Days Until Bush Leaves Office = 287
Mark Penn, the pollster who has directed strategy for Hillary Clinton since she entered the presidential race last year, has left his post at the top of Clinton's campaign.
Penn "stepped down" - and seldom has a euphemism been more apropos - under pressure yesterday after work he had been doing in support of a trade agreement between the U.S. and Columbia became the object of media attention. It is worth noting that the Columbia deal is not the first time Penn has attracted attention for playing perhaps too many angles at once: the PR and lobbying firm of which Penn is chief executive, even while he has directed strategy for the Clinton campaign, has also represented Countrywide Financial, of sub-prime mortgage fame, as well as Blackwater Worldwide, the security contractor whose actions in Iraq have sparked considerable controversy. Hillary Clinton, of course, has spoken repeatedly on the campaign trail of her opposition to further trade deals and has been vocal in her criticism of financial firms like Countrywide. Taken together, it's been a whole lot of chainsaws for Mark Penn to juggle at the same time.
Penn is said to be widely disliked throughout the Clinton campaign, but had remained afloat heretofore due to his close relationship with both Hillary and Bill Clinton. But Penn's run as chief strategist finally ended when both Clintons reportedly reacted with fury to the news that, in addition to his firm representing Columbia on the trade deal, Penn personally met with Columbian officials about the pact March 31.
I can't help that recall that Austan Goolsbee, Barack Obama's senior economic policy adviser, was excoriated by the Clinton campaign last month - with Mark Penn leading the charge - for supposedly double-talking the Obama campaign's position on trade deals vis-a-vis Canada. The controversy generated over that incident was seen by many as tripping up Barack Obama in Ohio, and, to a lesser extent, Texas.
With just two weeks to go before a must-win primary in Pennsylvania, news that Hillary Clinton's top campaign official was working to secure a trade deal when all such pacts are viewed with suspicion, if not outright hostility, by the white working class voters Clinton has been frantically courting for the past six weeks, the timing of this development could hardly have been worse for the Clinton campaign. Added to last week's news that Barack Obama had out-fundraised Hillary Clinton by two-to-one in March, the Penn story further undermines the "we've got momentum!" story line the Clinton campaign has been working hard to sell since March 4th's primaries in Ohio, Rhode Island, Texas and Vermont.

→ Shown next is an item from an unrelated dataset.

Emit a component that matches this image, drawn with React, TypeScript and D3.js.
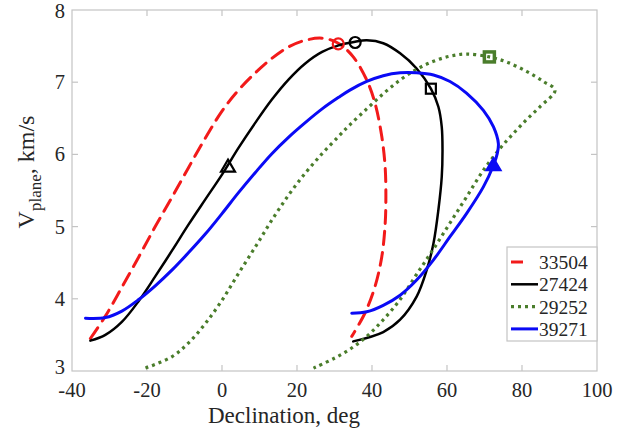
import React, { useEffect, useRef } from 'react';
import * as d3 from 'd3';

// curves (declination deg, speed km/s)
const redX = [-35.1, -31.1, -26.7, -22.2, -17.8, -13.3, -8.9, -4.4, 0, 4.4, 8.9, 13.3, 17.8, 22.2, 26.7, 31, 35, 38.6, 40.8, 42.6, 43.5, 43.7, 43.5, 42.6, 40.8, 38.1, 34.6];
const redY = [3.45, 3.76, 4.16, 4.58, 5.0, 5.41, 5.82, 6.23, 6.6, 6.89, 7.13, 7.33, 7.49, 7.58, 7.61, 7.54, 7.35, 7.03, 6.71, 6.25, 5.83, 5.41, 5.03, 4.58, 4.17, 3.8, 3.48];

const blackX = [-35.1, -31.1, -26.7, -22.2, -17.8, -13.3, -8.9, -4.4, 0, 4.4, 8.9, 13.3, 17.8, 22.2, 26.7, 31.1, 35.5, 38.6, 43, 47.5, 51.9, 55.7, 57.7, 58.6, 58.8, 58.6, 57.7, 56.4, 54.6, 51.9, 47.5, 43, 35];
const blackY = [3.42, 3.5, 3.68, 3.97, 4.31, 4.67, 5.03, 5.38, 5.72, 6.09, 6.44, 6.76, 7.04, 7.26, 7.42, 7.51, 7.56, 7.58, 7.54, 7.4, 7.19, 6.91, 6.66, 6.38, 6.06, 5.69, 5.23, 4.77, 4.4, 4.03, 3.71, 3.54, 3.41];

const greenX = [-20.4, -13.3, -8.9, -4.4, 0, 4.4, 8.9, 13.3, 17.8, 22.2, 26.7, 31.1, 34.1, 38.6, 43, 47.5, 51.9, 56.4, 60.8, 65.2, 71.3, 75.9, 81.2, 85.7, 88.8, 84.8, 81.2, 77.7, 74.1, 69.7, 65.2, 60.8, 56.4, 51.9, 47.5, 43, 38.6, 34.1, 29.7, 24.4];
const greenY = [3.04, 3.2, 3.39, 3.66, 3.98, 4.35, 4.72, 5.09, 5.44, 5.74, 6.01, 6.25, 6.41, 6.63, 6.84, 7.03, 7.18, 7.29, 7.36, 7.39, 7.35, 7.28, 7.15, 7.01, 6.89, 6.66, 6.48, 6.29, 6.08, 5.78, 5.41, 5.05, 4.69, 4.34, 3.99, 3.71, 3.48, 3.3, 3.17, 3.04];

const blueX = [-36.4, -31.1, -26.7, -22.2, -17.8, -13.3, -8.9, -4.4, 0, 4.4, 8.9, 13.3, 17.8, 22.2, 26.7, 31.1, 34.1, 38.6, 43, 47.5, 51.9, 56.4, 60.8, 65.2, 69.7, 72.4, 73.7, 73.4, 72.4, 69.7, 65.2, 60.8, 56.4, 51.9, 47.5, 43, 38.6, 34.6];
const blueY = [3.73, 3.74, 3.83, 3.99, 4.18, 4.4, 4.64, 4.9, 5.18, 5.47, 5.75, 6.01, 6.24, 6.44, 6.63, 6.79, 6.89, 7.01, 7.09, 7.13, 7.13, 7.1, 7.01, 6.85, 6.61, 6.38, 6.15, 6.01, 5.85, 5.55, 5.18, 4.86, 4.54, 4.26, 4.05, 3.91, 3.82, 3.8];

const seriesNames = ['33504', '27424', '29252', '39271'];
const xTicks = [-40, -20, 0, 20, 40, 60, 80, 100];
const yTicks = [3, 4, 5, 6, 7, 8];

// special points marked on the curves
const markerKind = ['circle', 'circle', 'square', 'triangle', 'square', 'triangle'];
const markerX = [31, 35.5, 55.7, 1.6, 71.3, 72.4];
const markerY = [7.53, 7.55, 6.91, 5.83, 7.35, 5.85];
const markerSeries = [0, 1, 1, 1, 2, 3];

const FONT = '"Liberation Serif", "Times New Roman", serif';
const AXIS = '#c4c4c4';
const TEXT = '#262626';

export default function App() {
    const ref = useRef<SVGSVGElement>(null);

    useEffect(() => {
        const svg = d3.select(ref.current);
        svg.selectAll('*').remove();

        const x = d3.scaleLinear().domain([-40, 100]).range([72, 597]);
        const y = d3.scaleLinear().domain([3, 8]).range([371, 10]);

        const styles = [
            { color: '#f21a1a', width: 3, dash: '13,8' },
            { color: '#000000', width: 2.5, dash: null },
            { color: '#4a7d2b', width: 3.2, dash: '3,4' },
            { color: '#0a0af5', width: 3, dash: null },
        ];
        const data = [
            [redX, redY],
            [blackX, blackY],
            [greenX, greenY],
            [blueX, blueY],
        ];

        // axes box
        svg.append('rect')
            .attr('x', 72).attr('y', 10)
            .attr('width', 525).attr('height', 361)
            .attr('fill', 'white')
            .attr('stroke', AXIS).attr('stroke-width', 1.2);

        const ticks = svg.append('g').attr('stroke', AXIS).attr('stroke-width', 1.2);
        xTicks.slice(1, -1).forEach(t => {
            ticks.append('line').attr('x1', x(t)).attr('x2', x(t)).attr('y1', 371).attr('y2', 365);
            ticks.append('line').attr('x1', x(t)).attr('x2', x(t)).attr('y1', 10).attr('y2', 16);
        });
        yTicks.slice(1, -1).forEach(t => {
            ticks.append('line').attr('x1', 72).attr('x2', 78).attr('y1', y(t)).attr('y2', y(t));
            ticks.append('line').attr('x1', 597).attr('x2', 591).attr('y1', y(t)).attr('y2', y(t));
        });

        svg.append('g')
            .selectAll('text')
            .data(xTicks)
            .join('text')
                .attr('x', d => x(d))
                .attr('y', 397)
                .attr('text-anchor', 'middle')
                .attr('font-family', FONT)
                .attr('font-size', 20.5)
                .attr('fill', TEXT)
                .text(d => d);

        // end labels nudged inside so they do not collide
        svg.append('g')
            .selectAll('text')
            .data(yTicks)
            .join('text')
                .attr('x', 65)
                .attr('y', d => Math.min(Math.max(y(d) + 7, 18), 373.5))
                .attr('text-anchor', 'end')
                .attr('font-family', FONT)
                .attr('font-size', 20.5)
                .attr('fill', TEXT)
                .text(d => d);

        // axis titles
        svg.append('text')
            .attr('x', 284).attr('y', 423)
            .attr('text-anchor', 'middle')
            .attr('font-family', FONT).attr('font-size', 23)
            .attr('fill', TEXT)
            .text('Declination, deg');

        const yl = svg.append('text')
            .attr('transform', 'translate(34, 172) rotate(-90)')
            .attr('text-anchor', 'middle')
            .attr('font-family', FONT).attr('font-size', 24)
            .attr('fill', TEXT);
        yl.append('tspan').text('V');
        yl.append('tspan').attr('font-size', 17).attr('dy', 7).text('plane');
        yl.append('tspan').attr('dy', -7).text(', km/s');

        // curves
        const line = d3.line<number>()
            .x(d => d[0])
            .y(d => d[1])
            .curve(d3.curveCatmullRom.alpha(0.5));

        const plot = svg.append('g');
        data.forEach(([xs, ys], i) => {
            const pts = xs.map((v, j) => [x(v), y(ys[j])]);
            plot.append('path')
                .attr('d', line(pts as any))
                .attr('fill', 'none')
                .attr('stroke', styles[i].color)
                .attr('stroke-width', styles[i].width)
                .attr('stroke-dasharray', styles[i].dash)
                .attr('stroke-linecap', i === 2 ? 'butt' : 'round');
        });

        // markers
        markerKind.forEach((k, i) => {
            const s = styles[markerSeries[i]];
            const cx = x(markerX[i]);
            const cy = y(markerY[i]);
            let m;
            if (k === 'circle') {
                m = plot.append('circle').attr('cx', cx).attr('cy', cy).attr('r', 5.5);
            } else if (k === 'square') {
                m = plot.append('rect').attr('x', cx - 5).attr('y', cy - 5).attr('width', 10).attr('height', 10);
            } else {
                m = plot.append('path').attr('d', `M${cx},${cy - 7}L${cx + 7},${cy + 5}L${cx - 7},${cy + 5}Z`);
            }
            m.attr('fill', markerSeries[i] === 3 ? s.color : 'none')
                .attr('stroke', s.color)
                .attr('stroke-width', markerSeries[i] === 2 ? 3.5 : 2.2);
        });

        // legend
        const lg = svg.append('g');
        lg.append('rect')
            .attr('x', 507).attr('y', 247)
            .attr('width', 90).attr('height', 94)
            .attr('fill', 'white')
            .attr('stroke', AXIS).attr('stroke-width', 1.2);
        seriesNames.forEach((name, i) => {
            const ly = 262 + i * 22.3;
            lg.append('line')
                .attr('x1', 511).attr('x2', 538)
                .attr('y1', ly).attr('y2', ly)
                .attr('stroke', styles[i].color)
                .attr('stroke-width', styles[i].width)
                .attr('stroke-dasharray', i === 0 ? '12,30' : styles[i].dash);
            lg.append('text')
                .attr('x', 539).attr('y', ly + 7)
                .attr('font-family', FONT).attr('font-size', 19.5)
                .attr('fill', TEXT)
                .text(name);
        });
    }, []);

    return (
        <svg ref={ref} width={635} height={429}
            style={{ position: 'absolute', left: 0, top: 0, background: 'white' }} />
    );
}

But for all that, there's a silver lining in for the Clinton campaign in the Mark Penn story. Whatever his flaws of temperament and judgment, Mark Penn is a world-class pollster and political mind, and he will remain with the Clinton campaign as a pollster and adviser. Don't forget that Mark Penn authored the "Children" ad, famous for the 3:00 A.M. phone call gimmick, that many credit with greatly helping Clinton in Texas. The Clinton campaign retains access to Penn's skills, but, with Penn no longer calling the shots, may find itself freed from the considerable baggage Penn carried with him both inside the campaign and with the media. And that may be not only the the best of both worlds, but, in hindsight, the role that Penn may have been best suited for from the beginning.
It is a bitter pill for Mark Penn to swallow at the moment, but in the long run it may be just what the doctor ordered for Hillary Clinton's campaign.